The president was speaking about the relevance and challenges of Medicare, Medicaid and Social Security today. But what the president did not address in any detail and what the conference largely overlooked was how we square 21st century demographics with a 21st century growth model where the proportion of old to young is not just different from when those programs were created 50 or 80 years ago but thoroughly transformed.    

It is the question of jobs, economic growth and work that we will solve only if we rethink and reimagine what it means to age in America. It’s not whether Americans already work too much, as the Bush point was interpreted inside much of the media and political world. Rather, we should focus on the huge opportunity of an untapped and highly productive segment of our population that can stay committed to the workforce, helping to drive growth to the 4 percent target that Bush and many others would like to see in the American economy.

If we can keep “retirement age” Americans contributing and producing, then the elusive 4 percent real annual economic growth that Gov. Bush has proposed becomes much more feasible. With over 20 percent of the American population over 60, strong economic growth will be impossible if old models of retirement are maintained.  As Andy Sieg -- Head of Global Wealth and Retirement at Bank of America Merrill Lynch and one of the few but notable business leaders present at the WHCOA -- said, “The barrier we need to overcome is how we look at later life and how retirement has transformed with added years of life …”

To appreciate why so-called seniors are an untapped source of economic growth  and not just a segment that needs protection, the women’s movement holds a great lesson. Prior to women entering the knowledge economy, legions of dunderheads were claiming that women were going to take men’s jobs. But what happened instead was that women didn’t “take” jobs; they added jobs by jumpstarting an economic miracle – a miracle that helped drive and sustain growth in the American economy throughout the 20th century.

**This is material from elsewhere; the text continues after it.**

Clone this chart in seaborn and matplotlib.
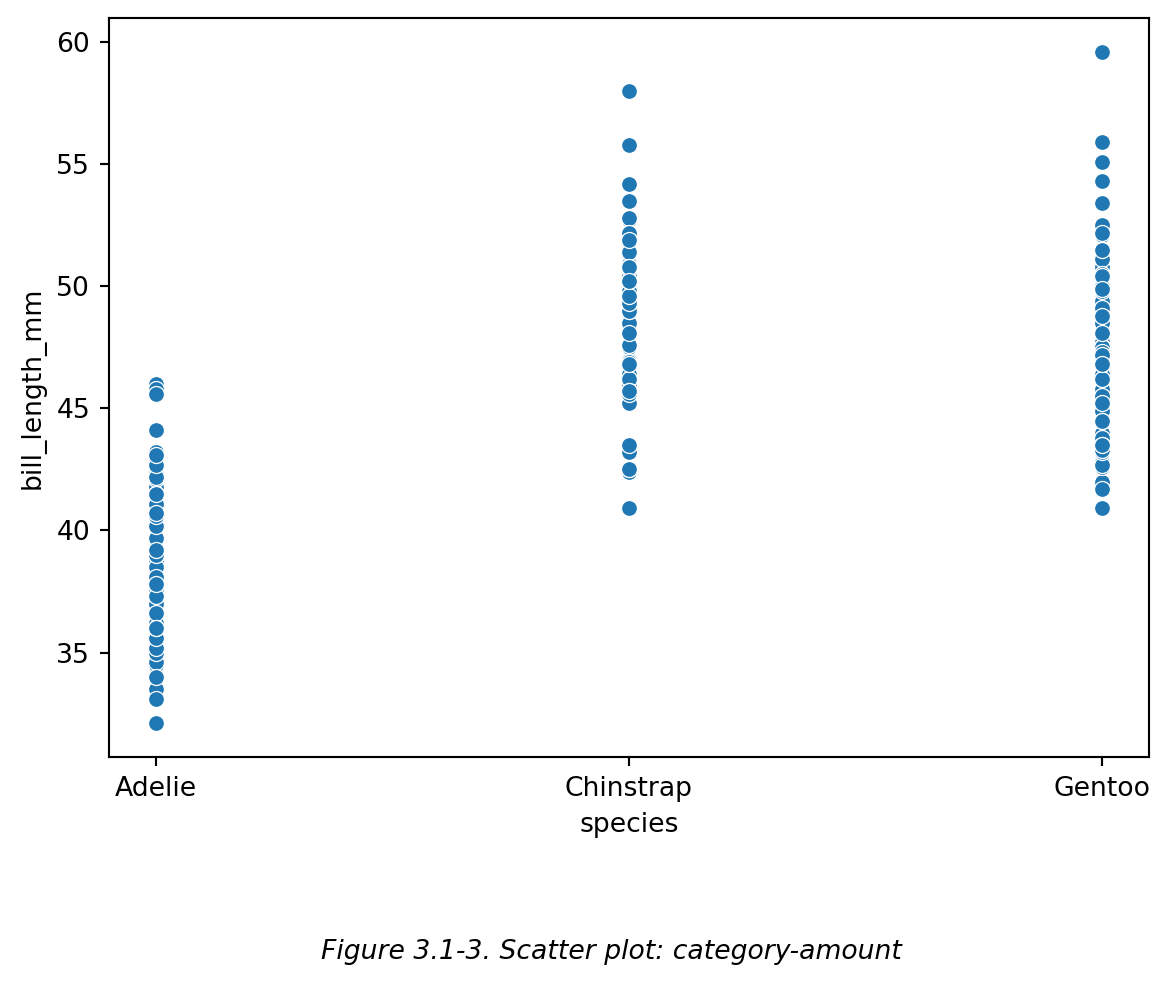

We face a very similar situation today. Older workers are not going to divide the economic pie into ever-smaller pieces; they are going to grow the pie by adding to our ability to produce. But we need the right attitude and public policies to enable such an approach. 

This understanding of a “silver economy” is gaining traction among industry thought leaders. Recently Blackrock – one of the world’s most trusted and successful managers of capital – argued that “longer lives have created a vast pool of experience, capability and wealth that can become a driver for 21st century economic growth.”

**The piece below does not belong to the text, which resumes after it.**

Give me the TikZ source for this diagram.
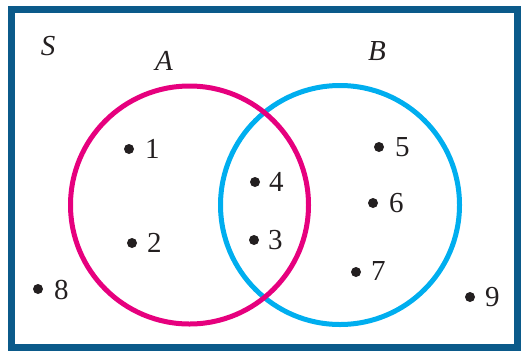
\documentclass[tikz,border=0pt]{standalone}
\usepackage{fontspec}
\setmainfont{Liberation Serif}
\definecolor{frameblue}{HTML}{0B5A8A}
\definecolor{setA}{HTML}{E6007E}
\definecolor{setB}{HTML}{00AEEF}
\definecolor{txt}{HTML}{231F20}
\begin{document}
\begin{tikzpicture}[x=1pt,y=-1pt,
  elem/.style={circle,fill=txt,inner sep=0pt,minimum size=10pt},
  num/.style={anchor=west,inner sep=0pt,text=txt,font=\fontsize{29}{29}\selectfont},
  setname/.style={inner sep=0pt,text=txt,font=\fontsize{29}{29}\selectfont\itshape},
  setcircle/.style={line width=5pt}]
\useasboundingbox (0,0) rectangle (521,351);
\draw[frameblue,line width=7pt] (11.5,9.5) rectangle (517.5,347.5);
\node[setname] (S) at (48,46) {S};
\node[setname] (A) at (164,61) {A};
\node[setname] (B) at (377,51) {B};
\draw[setcircle,setB] (340,205) circle[radius=119.5];
\draw[setcircle,setA] (189.5,205) circle[radius=119];
\node[elem] (d1) at (129,149) {}; \node[num] (l1) at (145,149) {1};
\node[elem] (d2) at (132,243) {}; \node[num] (l2) at (147,243) {2};
\node[elem] (d4) at (255,182) {}; \node[num] (l4) at (269,182) {4};
\node[elem] (d3) at (254,240) {}; \node[num] (l3) at (268,240) {3};
\node[elem] (d5) at (379,147) {}; \node[num] (l5) at (395,147) {5};
\node[elem] (d6) at (373,203) {}; \node[num] (l6) at (389,203) {6};
\node[elem] (d7) at (356,272) {}; \node[num] (l7) at (371,271) {7};
\node[elem] (d8) at (38,289) {}; \node[num] (l8) at (54,290) {8};
\node[elem] (d9) at (470,297) {}; \node[num] (l9) at (485,297) {9};
\end{tikzpicture}
\end{document}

There’s a real opportunity here for Mr. Bush or another presidential hopeful to re-frame this take care of the old people conversation -- and to link it to America’s need for wealth creation through economic growth.  With this framework, there’s no need to tell exhausted voters that they’re not working enough. It’s also the only way to ensure we have the resources to help or, to use the president’s formulation, to “protect” those who do need it. 

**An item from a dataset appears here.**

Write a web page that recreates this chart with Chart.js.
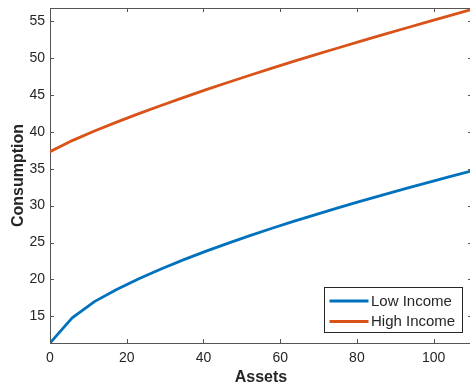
<!DOCTYPE html>
<html>
<head>
<meta charset="utf-8">
<script src="https://cdn.jsdelivr.net/npm/chart.js@4"></script>
<style>
  html, body { margin: 0; padding: 0; overflow: hidden; background: #fff; }
</style>
</head>
<body>
<canvas id="consumption" width="472" height="385"></canvas>
<script>
// values
const assets = [0, 5.79, 11.58, 17.37, 23.16, 28.95, 34.74, 40.53, 46.32, 52.11,
  57.89, 63.68, 69.47, 75.26, 81.05, 86.84, 92.63, 98.42, 104.21, 110];
const lowIncome = [11.4, 14.8, 17.0, 18.65, 20.1, 21.42, 22.65, 23.8, 24.89, 25.93,
  26.93, 27.89, 28.82, 29.72, 30.6, 31.46, 32.3, 33.12, 33.92, 34.7];
const highIncome = [37.3, 38.8, 40.1, 41.3, 42.45, 43.55, 44.62, 45.66, 46.67, 47.65,
  48.61, 49.55, 50.47, 51.37, 52.26, 53.14, 54.01, 54.87, 55.72, 56.56];
const xTicks = [0, 20, 40, 60, 80, 100];
const yTicks = [15, 20, 25, 30, 35, 40, 45, 50, 55];

const axisColor = '#555555';
const textColor = '#262626';
const fontFamily = '"Liberation Sans", Arial, Helvetica, sans-serif';

// box round the axes + inward tick marks, like matlab
const axesBox = {
  id: 'axesBox',
  afterDraw(chart) {
    const { ctx, chartArea: a, scales: { x, y } } = chart;
    const tl = 4;
    ctx.save();
    ctx.strokeStyle = axisColor;
    ctx.lineWidth = 1;
    ctx.beginPath();
    ctx.moveTo(a.left, a.top + 0.5);
    ctx.lineTo(a.right, a.top + 0.5);
    ctx.moveTo(a.right - 0.5, a.top);
    ctx.lineTo(a.right - 0.5, a.bottom);
    xTicks.forEach(v => {
      const px = Math.round(x.getPixelForValue(v)) + 0.5;
      ctx.moveTo(px, a.bottom); ctx.lineTo(px, a.bottom - tl);
      ctx.moveTo(px, a.top); ctx.lineTo(px, a.top + tl);
    });
    yTicks.forEach(v => {
      const py = Math.round(y.getPixelForValue(v)) + 0.5;
      ctx.moveTo(a.left, py); ctx.lineTo(a.left + tl, py);
      ctx.moveTo(a.right, py); ctx.lineTo(a.right - tl, py);
    });
    ctx.stroke();
    ctx.restore();
  }
};

// legend box in the lower right corner
const boxLegend = {
  id: 'boxLegend',
  afterDraw(chart) {
    const { ctx, chartArea: a } = chart;
    const left = a.right - 147.5, top = a.bottom - 55.5;
    const w = 138, h = 45;
    ctx.save();
    ctx.fillStyle = '#fff';
    ctx.fillRect(left, top, w, h);
    ctx.strokeStyle = textColor;
    ctx.lineWidth = 1;
    ctx.strokeRect(left, top, w, h);
    ctx.font = '15px ' + fontFamily;
    ctx.textBaseline = 'middle';
    chart.data.datasets.forEach((ds, i) => {
      const cy = top + 13.5 + i * 20.5;
      ctx.strokeStyle = ds.borderColor;
      ctx.lineWidth = 3;
      ctx.beginPath();
      ctx.moveTo(left + 5, cy);
      ctx.lineTo(left + 44, cy);
      ctx.stroke();
      ctx.fillStyle = textColor;
      ctx.fillText(ds.label, left + 46.5, cy + 0.5);
    });
    ctx.restore();
  }
};

new Chart(document.getElementById('consumption'), {
  type: 'line',
  data: {
    labels: assets,
    datasets: [
      {
        label: 'Low Income',
        data: assets.map((a, i) => ({ x: a, y: lowIncome[i] })),
        borderColor: '#0072BD',
        borderWidth: 2.8,
        pointRadius: 0,
        tension: 0
      },
      {
        label: 'High Income',
        data: assets.map((a, i) => ({ x: a, y: highIncome[i] })),
        borderColor: '#D95319',
        borderWidth: 2.8,
        pointRadius: 0,
        tension: 0
      }
    ]
  },
  options: {
    responsive: false,
    animation: false,
    layout: { padding: { top: 8, right: 0, bottom: 0, left: 0 } },
    plugins: {
      legend: { display: false },
      tooltip: { enabled: false }
    },
    scales: {
      x: {
        type: 'linear',
        min: 0,
        max: 110,
        afterBuildTicks: s => { s.ticks = xTicks.map(v => ({ value: v })); },
        afterFit: s => {
          s.height = 42;
          s.paddingLeft = 0; s.paddingRight = 0;
          s.paddingTop = 0; s.paddingBottom = 0;
        },
        grid: { display: false, drawTicks: false },
        border: { display: true, color: axisColor, width: 1 },
        ticks: {
          autoSkip: false,
          maxRotation: 0,
          padding: 7,
          color: textColor,
          font: { size: 14, family: fontFamily }
        },
        title: {
          display: true,
          text: 'Assets',
          color: textColor,
          padding: 0,
          font: { size: 16, weight: 'bold', family: fontFamily, lineHeight: 0.9 }
        }
      },
      y: {
        min: 11.4,
        max: 56.75,
        afterBuildTicks: s => { s.ticks = yTicks.map(v => ({ value: v })); },
        afterFit: s => {
          s.width = 50;
          s.paddingLeft = 0; s.paddingRight = 0;
          s.paddingTop = 0; s.paddingBottom = 0;
        },
        grid: { display: false, drawTicks: false },
        border: { display: true, color: axisColor, width: 1 },
        ticks: {
          autoSkip: false,
          padding: 5,
          color: textColor,
          font: { size: 14, family: fontFamily }
        },
        title: {
          display: true,
          text: 'Consumption',
          color: textColor,
          padding: { top: 11, bottom: 0 },
          font: { size: 16, weight: 'bold', family: fontFamily, lineHeight: 0.9 }
        }
      }
    }
  },
  plugins: [axesBox, boxLegend]
});
</script>
</body>
</html>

This opportunity also prompts a critical dissociation. Right now, there are two arguments being merged into one. On one hand, there are older Americans who truly need and deserve assistance; on the other, there are millions over 65 who are still vital and capable.

A better dialogue would recognize that there isn’t one bloc of older Americans, but a gradient of many older Americans who have vastly different needs, capabilities and desires.  

If Mr. Bush or someone else suggested that older Americans should stay active to contribute to driving economic growth, it’s not an anti-aging argument. It’s just the opposite. It’s pro-aging because it helps reframe the debate and re-channel resources to where we need them the most.

This nuance was missed at the WHCOA and it’s absent from the firestorm following Mr. Bush’s “work more” comments. Yet it’s the key to economic and social success in the coming decades.

The presidential field is becoming increasingly crowded and cantankerous, and the WHCOA has been overshadowed by newsier events. The answer to revitalizing both could be the same.

Executive director of the Global Coalition on Aging, Michael W. Hodin, Ph.D., is also managing partner at High Lantern Group and a fellow at Oxford University's Harris Manchester College.